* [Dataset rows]

☆ ☆ ☆

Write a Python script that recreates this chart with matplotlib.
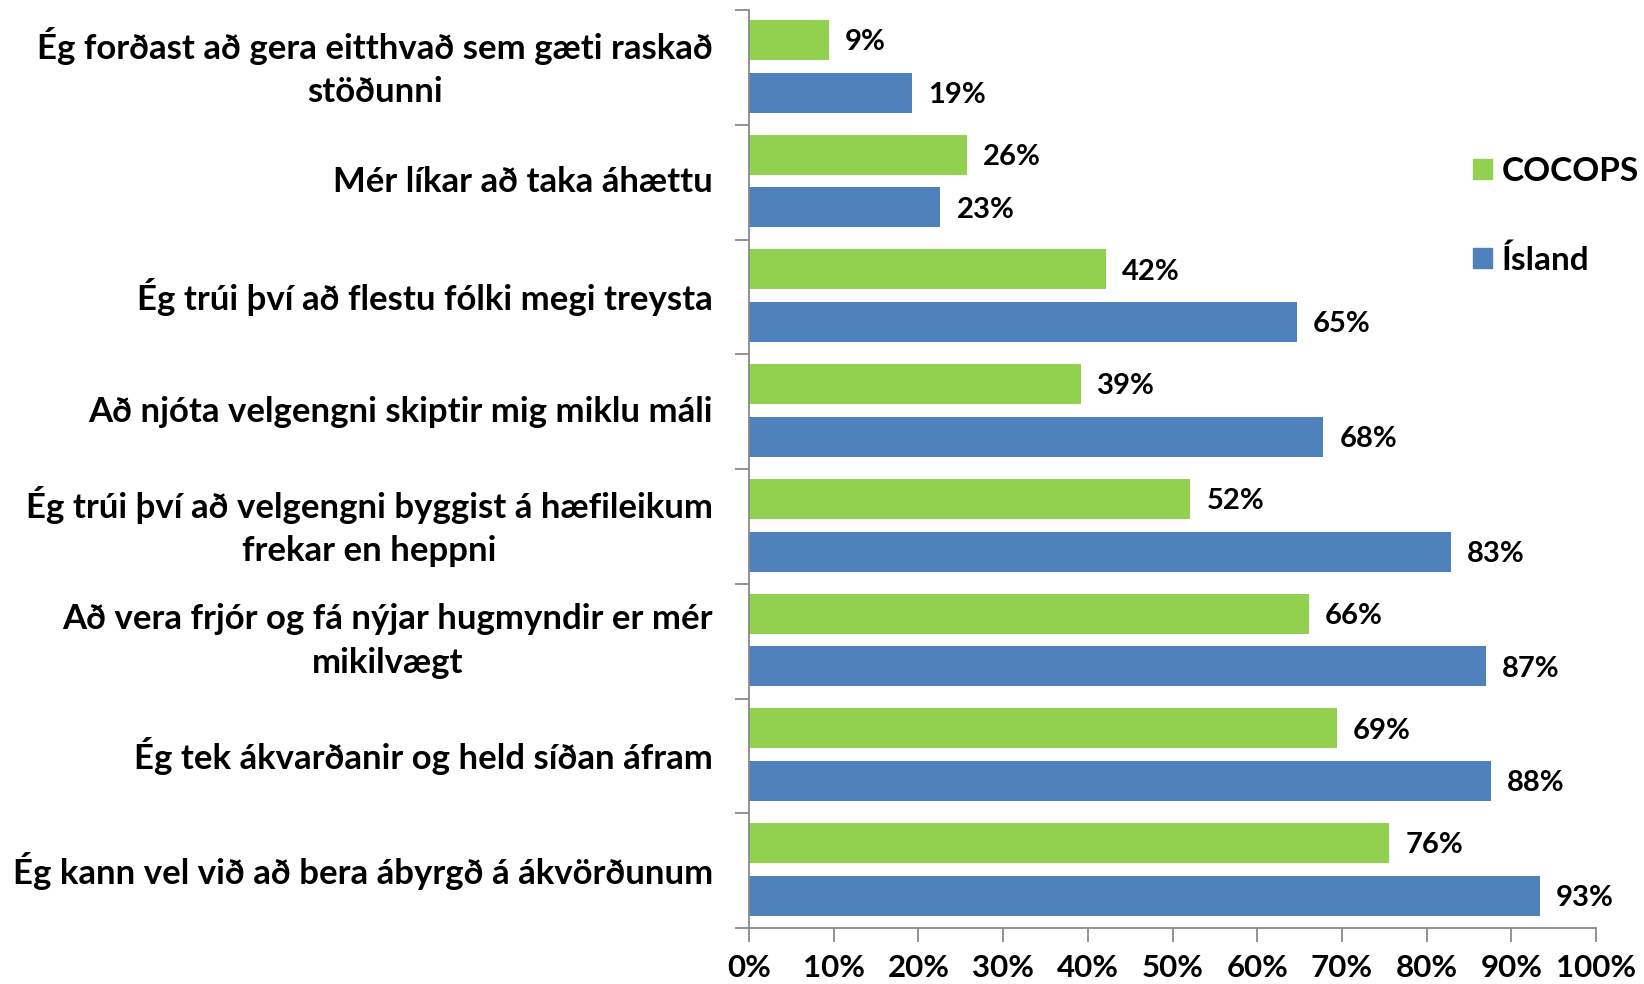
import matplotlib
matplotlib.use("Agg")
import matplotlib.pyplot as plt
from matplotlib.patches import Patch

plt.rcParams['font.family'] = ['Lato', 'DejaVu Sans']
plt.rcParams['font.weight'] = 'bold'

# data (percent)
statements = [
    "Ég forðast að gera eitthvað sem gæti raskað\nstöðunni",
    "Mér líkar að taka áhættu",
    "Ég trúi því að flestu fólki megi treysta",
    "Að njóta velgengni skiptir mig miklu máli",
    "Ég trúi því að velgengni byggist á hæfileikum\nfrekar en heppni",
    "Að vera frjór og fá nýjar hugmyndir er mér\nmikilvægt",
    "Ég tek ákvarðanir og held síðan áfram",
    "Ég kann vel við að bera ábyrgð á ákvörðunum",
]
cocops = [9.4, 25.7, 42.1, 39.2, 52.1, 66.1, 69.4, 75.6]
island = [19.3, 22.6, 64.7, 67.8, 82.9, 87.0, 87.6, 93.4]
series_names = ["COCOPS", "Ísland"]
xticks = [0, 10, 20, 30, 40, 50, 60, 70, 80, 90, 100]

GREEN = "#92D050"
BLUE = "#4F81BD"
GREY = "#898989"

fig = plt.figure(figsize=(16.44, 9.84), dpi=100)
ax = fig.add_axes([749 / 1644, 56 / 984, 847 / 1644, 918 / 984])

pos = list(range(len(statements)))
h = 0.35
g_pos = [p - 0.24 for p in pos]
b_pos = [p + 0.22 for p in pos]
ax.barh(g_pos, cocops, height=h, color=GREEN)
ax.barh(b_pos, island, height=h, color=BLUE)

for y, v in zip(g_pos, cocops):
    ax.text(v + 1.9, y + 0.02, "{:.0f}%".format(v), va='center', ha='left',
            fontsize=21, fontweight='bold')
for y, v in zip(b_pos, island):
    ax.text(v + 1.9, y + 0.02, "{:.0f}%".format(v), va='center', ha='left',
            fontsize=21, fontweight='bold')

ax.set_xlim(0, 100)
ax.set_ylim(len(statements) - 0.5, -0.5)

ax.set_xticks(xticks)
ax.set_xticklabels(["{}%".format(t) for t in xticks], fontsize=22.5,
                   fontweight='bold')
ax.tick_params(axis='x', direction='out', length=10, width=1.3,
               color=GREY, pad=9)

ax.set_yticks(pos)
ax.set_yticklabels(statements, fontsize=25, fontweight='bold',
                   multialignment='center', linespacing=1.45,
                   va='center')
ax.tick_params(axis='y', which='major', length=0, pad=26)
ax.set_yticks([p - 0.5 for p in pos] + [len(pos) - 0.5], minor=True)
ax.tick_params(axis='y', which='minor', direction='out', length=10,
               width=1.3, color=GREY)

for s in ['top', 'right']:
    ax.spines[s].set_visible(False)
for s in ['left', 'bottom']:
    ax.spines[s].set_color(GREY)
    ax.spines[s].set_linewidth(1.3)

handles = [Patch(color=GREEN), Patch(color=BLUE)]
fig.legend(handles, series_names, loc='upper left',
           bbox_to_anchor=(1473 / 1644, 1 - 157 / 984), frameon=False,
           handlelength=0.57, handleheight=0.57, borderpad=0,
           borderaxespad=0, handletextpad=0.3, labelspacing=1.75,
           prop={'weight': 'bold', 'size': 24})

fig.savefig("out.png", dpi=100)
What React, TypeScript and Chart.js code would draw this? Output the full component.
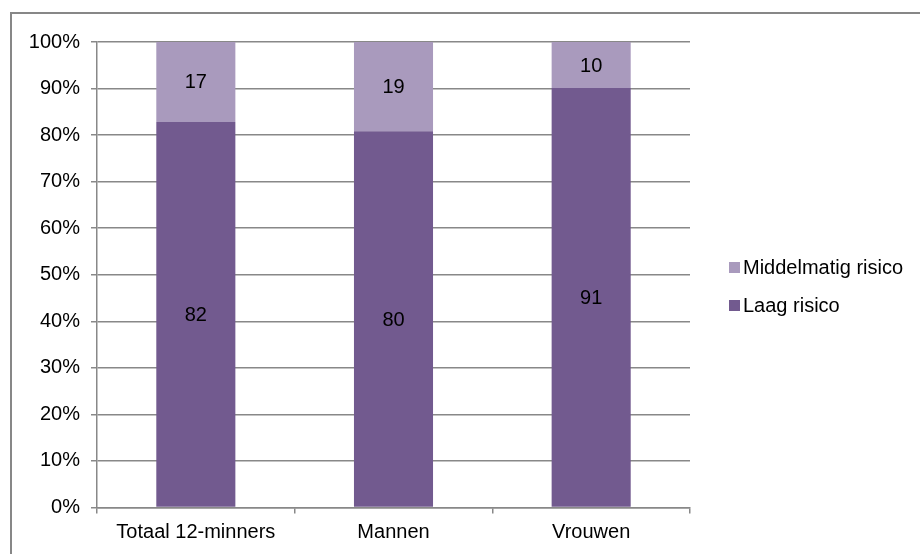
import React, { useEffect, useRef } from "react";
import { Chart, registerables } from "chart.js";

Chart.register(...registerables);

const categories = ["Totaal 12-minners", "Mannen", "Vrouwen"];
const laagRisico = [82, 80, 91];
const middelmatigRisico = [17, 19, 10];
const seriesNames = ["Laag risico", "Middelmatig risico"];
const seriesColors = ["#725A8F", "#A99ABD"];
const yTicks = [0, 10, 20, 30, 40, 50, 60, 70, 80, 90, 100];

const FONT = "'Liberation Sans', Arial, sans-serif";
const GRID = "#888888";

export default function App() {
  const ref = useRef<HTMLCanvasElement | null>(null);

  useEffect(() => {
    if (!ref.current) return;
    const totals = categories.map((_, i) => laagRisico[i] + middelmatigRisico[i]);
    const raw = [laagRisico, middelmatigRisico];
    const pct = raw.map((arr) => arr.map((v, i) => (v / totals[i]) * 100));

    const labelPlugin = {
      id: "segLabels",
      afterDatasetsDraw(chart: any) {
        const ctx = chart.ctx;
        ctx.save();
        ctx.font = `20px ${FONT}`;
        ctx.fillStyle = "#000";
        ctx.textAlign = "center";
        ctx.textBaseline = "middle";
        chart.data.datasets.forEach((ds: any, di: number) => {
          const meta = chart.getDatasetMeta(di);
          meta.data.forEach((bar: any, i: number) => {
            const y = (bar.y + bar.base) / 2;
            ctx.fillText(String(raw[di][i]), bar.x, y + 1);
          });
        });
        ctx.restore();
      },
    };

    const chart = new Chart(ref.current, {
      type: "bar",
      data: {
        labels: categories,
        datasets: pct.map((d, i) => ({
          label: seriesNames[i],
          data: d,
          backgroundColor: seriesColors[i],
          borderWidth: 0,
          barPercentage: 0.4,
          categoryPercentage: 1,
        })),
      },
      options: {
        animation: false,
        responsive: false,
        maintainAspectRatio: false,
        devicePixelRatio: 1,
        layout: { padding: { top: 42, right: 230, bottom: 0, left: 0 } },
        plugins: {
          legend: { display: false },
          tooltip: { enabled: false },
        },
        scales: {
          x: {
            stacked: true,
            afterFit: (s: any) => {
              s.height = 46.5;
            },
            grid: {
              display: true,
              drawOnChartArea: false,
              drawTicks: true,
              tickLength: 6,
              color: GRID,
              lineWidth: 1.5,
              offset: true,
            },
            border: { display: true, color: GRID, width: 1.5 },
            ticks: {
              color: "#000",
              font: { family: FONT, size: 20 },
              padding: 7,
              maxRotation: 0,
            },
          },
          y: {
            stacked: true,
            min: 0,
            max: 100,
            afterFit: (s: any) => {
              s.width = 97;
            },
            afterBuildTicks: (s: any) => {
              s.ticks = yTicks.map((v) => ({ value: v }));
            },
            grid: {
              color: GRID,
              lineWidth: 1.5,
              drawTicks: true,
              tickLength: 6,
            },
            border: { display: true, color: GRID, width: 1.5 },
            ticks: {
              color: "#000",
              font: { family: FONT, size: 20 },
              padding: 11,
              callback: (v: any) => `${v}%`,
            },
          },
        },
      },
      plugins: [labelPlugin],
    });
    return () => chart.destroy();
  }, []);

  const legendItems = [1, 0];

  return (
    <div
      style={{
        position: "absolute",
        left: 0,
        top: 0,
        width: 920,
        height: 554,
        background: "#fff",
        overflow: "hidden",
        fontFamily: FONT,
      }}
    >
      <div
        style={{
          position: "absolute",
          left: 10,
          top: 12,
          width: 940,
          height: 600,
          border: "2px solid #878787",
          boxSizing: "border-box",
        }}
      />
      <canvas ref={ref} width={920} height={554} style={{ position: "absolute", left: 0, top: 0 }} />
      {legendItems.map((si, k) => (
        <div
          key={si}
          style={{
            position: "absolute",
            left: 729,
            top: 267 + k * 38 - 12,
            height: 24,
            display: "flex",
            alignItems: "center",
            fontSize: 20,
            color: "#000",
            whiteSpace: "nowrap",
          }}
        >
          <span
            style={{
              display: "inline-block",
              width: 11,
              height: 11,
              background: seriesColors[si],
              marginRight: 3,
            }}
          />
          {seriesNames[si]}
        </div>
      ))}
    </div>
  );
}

☆ ☆ ☆

* [Instruction] Please give again the entries word for word, starting at the first line and ending with the line that contains "color=GREY, pad=9)"; include both of those lines but none of the pictures.

* [Problem solution]
Write a Python script that recreates this chart with matplotlib.
import matplotlib
matplotlib.use("Agg")
import matplotlib.pyplot as plt
from matplotlib.patches import Patch

plt.rcParams['font.family'] = ['Lato', 'DejaVu Sans']
plt.rcParams['font.weight'] = 'bold'

# data (percent)
statements = [
    "Ég forðast að gera eitthvað sem gæti raskað\nstöðunni",
    "Mér líkar að taka áhættu",
    "Ég trúi því að flestu fólki megi treysta",
    "Að njóta velgengni skiptir mig miklu máli",
    "Ég trúi því að velgengni byggist á hæfileikum\nfrekar en heppni",
    "Að vera frjór og fá nýjar hugmyndir er mér\nmikilvægt",
    "Ég tek ákvarðanir og held síðan áfram",
    "Ég kann vel við að bera ábyrgð á ákvörðunum",
]
cocops = [9.4, 25.7, 42.1, 39.2, 52.1, 66.1, 69.4, 75.6]
island = [19.3, 22.6, 64.7, 67.8, 82.9, 87.0, 87.6, 93.4]
series_names = ["COCOPS", "Ísland"]
xticks = [0, 10, 20, 30, 40, 50, 60, 70, 80, 90, 100]

GREEN = "#92D050"
BLUE = "#4F81BD"
GREY = "#898989"

fig = plt.figure(figsize=(16.44, 9.84), dpi=100)
ax = fig.add_axes([749 / 1644, 56 / 984, 847 / 1644, 918 / 984])

pos = list(range(len(statements)))
h = 0.35
g_pos = [p - 0.24 for p in pos]
b_pos = [p + 0.22 for p in pos]
ax.barh(g_pos, cocops, height=h, color=GREEN)
ax.barh(b_pos, island, height=h, color=BLUE)

for y, v in zip(g_pos, cocops):
    ax.text(v + 1.9, y + 0.02, "{:.0f}%".format(v), va='center', ha='left',
            fontsize=21, fontweight='bold')
for y, v in zip(b_pos, island):
    ax.text(v + 1.9, y + 0.02, "{:.0f}%".format(v), va='center', ha='left',
            fontsize=21, fontweight='bold')

ax.set_xlim(0, 100)
ax.set_ylim(len(statements) - 0.5, -0.5)

ax.set_xticks(xticks)
ax.set_xticklabels(["{}%".format(t) for t in xticks], fontsize=22.5,
                   fontweight='bold')
ax.tick_params(axis='x', direction='out', length=10, width=1.3,
               color=GREY, pad=9)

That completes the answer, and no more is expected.